First Aid


   Emergency Response. Responding to Emergencies. Wilderness First Re sponder. Advanced First Aid. Wilderness EMT. First Response. What’s the deal?

   About two years ago someone at American Red Cross announced that the Advanced First Aid course, which had long served us well as our bottom line for guides’ first aid training, was being discontinued. Two years of low grade chaos followed. Finally, after ten, maybe twenty thousand phone calls and countless hours of frustration on the part of us, the NPS, the Red Cross, Patty Ellwanger and more, we see the light at the end of the tunnel. Here’s the deal:

   Starting some time this spring or summer, ARC will begin offering, on a national basis, a new 43-hour course called Emergency Response. From that time forward, Emergency Response will be the minimum qualification for guides in Grand Canyon.

   It’s what we do until then that’s tricky. Several states, including Utah and Arizona, have agreed to offer Advanced First Aid until Emergency Response comes on line. If you now hold an Advanced First Aid card or get certified with an approved Advanced First Aid course this spring, that card will be valid until the expiration date on the card.

   If you took last year’s Responding to Emergencies course with Patty Ellwanger or Dan Dierker , your card will be valid for three years. These were the last Responding to Emergencies courses that will be recognized by the Park. That’s it. No more Responding to Emergencies.

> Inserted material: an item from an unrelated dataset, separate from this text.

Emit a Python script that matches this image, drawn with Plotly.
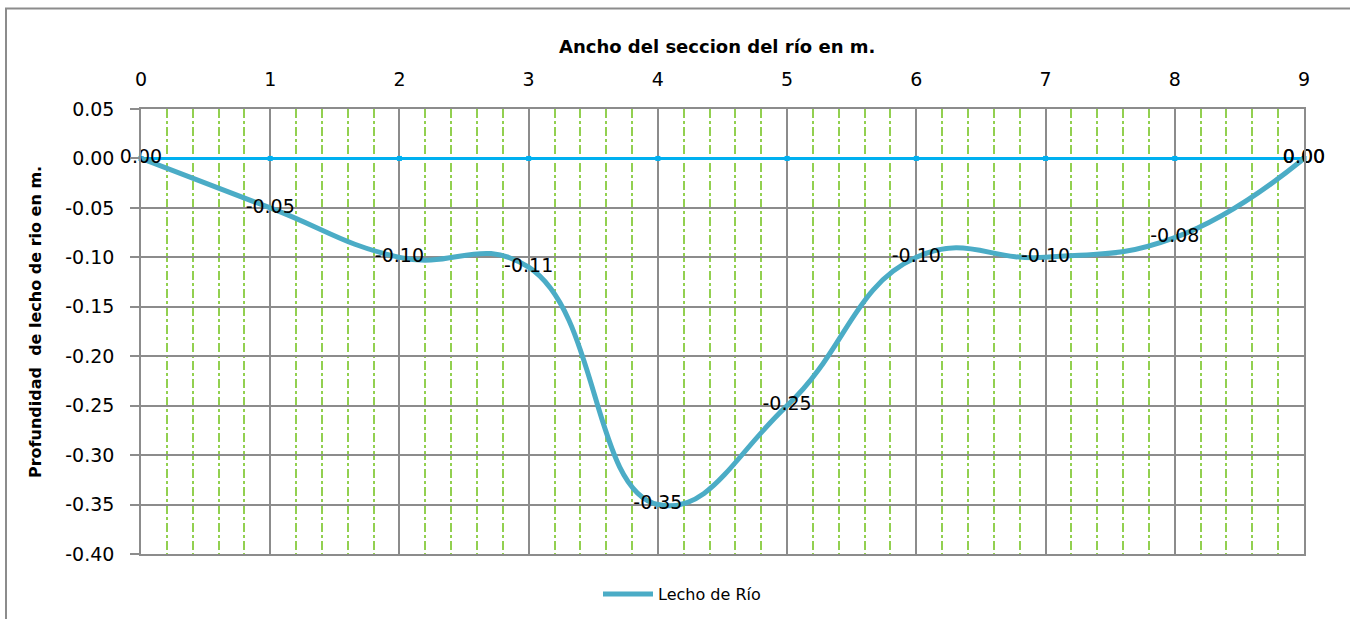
import plotly.graph_objects as go

# Data
ancho = [0, 1, 2, 3, 4, 5, 6, 7, 8, 9]
lecho = [0.00, -0.05, -0.10, -0.11, -0.35, -0.25, -0.10, -0.10, -0.08, 0.00]
agua = [0.00, 0.00, 0.00, 0.00, 0.00, 0.00, 0.00, 0.00, 0.00, 0.00]
y_ticks = [0.05, 0.00, -0.05, -0.10, -0.15, -0.20, -0.25, -0.30, -0.35, -0.40]
serie_lecho = "Lecho de Río"
titulo_x = "Ancho del seccion del río en m."
titulo_y = "Profundidad  de lecho de rio en m."

FONT = "DejaVu Sans"
GRID = "#8c8c8c"

def fmt(v):
    return f"{v:.2f}".replace("\u2212", "-")

fig = go.Figure()

# water line (no legend)
agua_text = ["" for _ in agua]
agua_text[-1] = fmt(agua[-1])
fig.add_trace(go.Scatter(
    x=ancho, y=agua, mode="lines+markers+text",
    line=dict(color="#00B0F0", width=3),
    marker=dict(symbol="square", size=5, color="#00B0F0"),
    text=agua_text, textposition="middle center",
    textfont=dict(family=FONT, size=19, color="black"),
    showlegend=False, hoverinfo="skip", cliponaxis=False,
))

fig.add_trace(go.Scatter(
    x=ancho, y=lecho, mode="lines+text", name=serie_lecho,
    line=dict(color="#4BACC6", width=5, shape="spline", smoothing=1.3),
    text=[fmt(v) for v in lecho], textposition="middle center",
    textfont=dict(family=FONT, size=19, color="black"),
    cliponaxis=False,
))

L, R, T, B = 141, 1304, 109, 554
W, H = 1350, 619
pw, ph = R - L, B - T

def px(x):
    return (x - L) / pw

def py(y):
    return (B - y) / ph

fig.update_layout(
    width=W, height=H,
    margin=dict(l=L, r=W - R, t=T, b=H - B, pad=0, autoexpand=False),
    paper_bgcolor="white", plot_bgcolor="white",
    font=dict(family=FONT, size=19, color="black"),
    showlegend=True,
    legend=dict(orientation="h", x=px(682), y=py(594), xanchor="center", yanchor="middle",
                font=dict(family=FONT, size=16, color="black"),
                itemwidth=50, bgcolor="rgba(0,0,0,0)"),
    xaxis=dict(
        range=[0, 9], side="top", dtick=1, tick0=0,
        showgrid=True, gridcolor=GRID, gridwidth=1.5,
        showline=True, linecolor=GRID, linewidth=1.5, mirror=True,
        zeroline=False, ticks="", ticklabelstandoff=14,
        tickfont=dict(family=FONT, size=19),
        minor=dict(dtick=0.2, showgrid=True, gridcolor="#92D050", gridwidth=1.5,
                   griddash="dashdot"),
    ),
    yaxis=dict(
        range=[-0.40, 0.05], tickmode="array", tickvals=y_ticks,
        ticktext=[fmt(v) for v in y_ticks],
        showgrid=True, gridcolor=GRID, gridwidth=1.5,
        showline=True, linecolor=GRID, linewidth=1.5, mirror=True,
        zeroline=False, ticks="outside", ticklen=9, tickcolor=GRID, tickwidth=1.5,
        ticklabelstandoff=12,
        tickfont=dict(family=FONT, size=19),
    ),
    annotations=[
        dict(text="<b>" + titulo_x + "</b>", xref="paper", yref="paper",
             x=px(717), y=py(47), showarrow=False, xanchor="center", yanchor="middle",
             font=dict(family=FONT, size=18, color="black")),
        dict(text="<b>" + titulo_y + "</b>", xref="paper", yref="paper",
             x=px(35), y=py(322), showarrow=False, textangle=-90,
             xanchor="center", yanchor="middle",
             font=dict(family=FONT, size=16, color="black")),
    ],
    shapes=[
        dict(type="rect", xref="paper", yref="paper",
             x0=px(6), x1=px(1400), y0=py(700), y1=py(8.5),
             line=dict(color="#8c8c8c", width=2), fillcolor="rgba(0,0,0,0)", layer="below"),
    ],
)

fig.write_html("out.html", config={"displayModeBar": False},
               post_script="document.body.style.margin='0px';")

  Enough for the bottom line. What’s exciting is that the Wilderness First Responder course, which by all accounts is the course for boatmen, with the most usable and valuable information, has become easier to find in Northern Arizona. If you can possibly swing it, sign up for one of these. They are long; they are pricy; they are the best.

   We’d like to commend all the outfitters who have sponsored this course, paid for guides’ training or are offering a wage incentive for boatmen maintaining this higher level of qualification.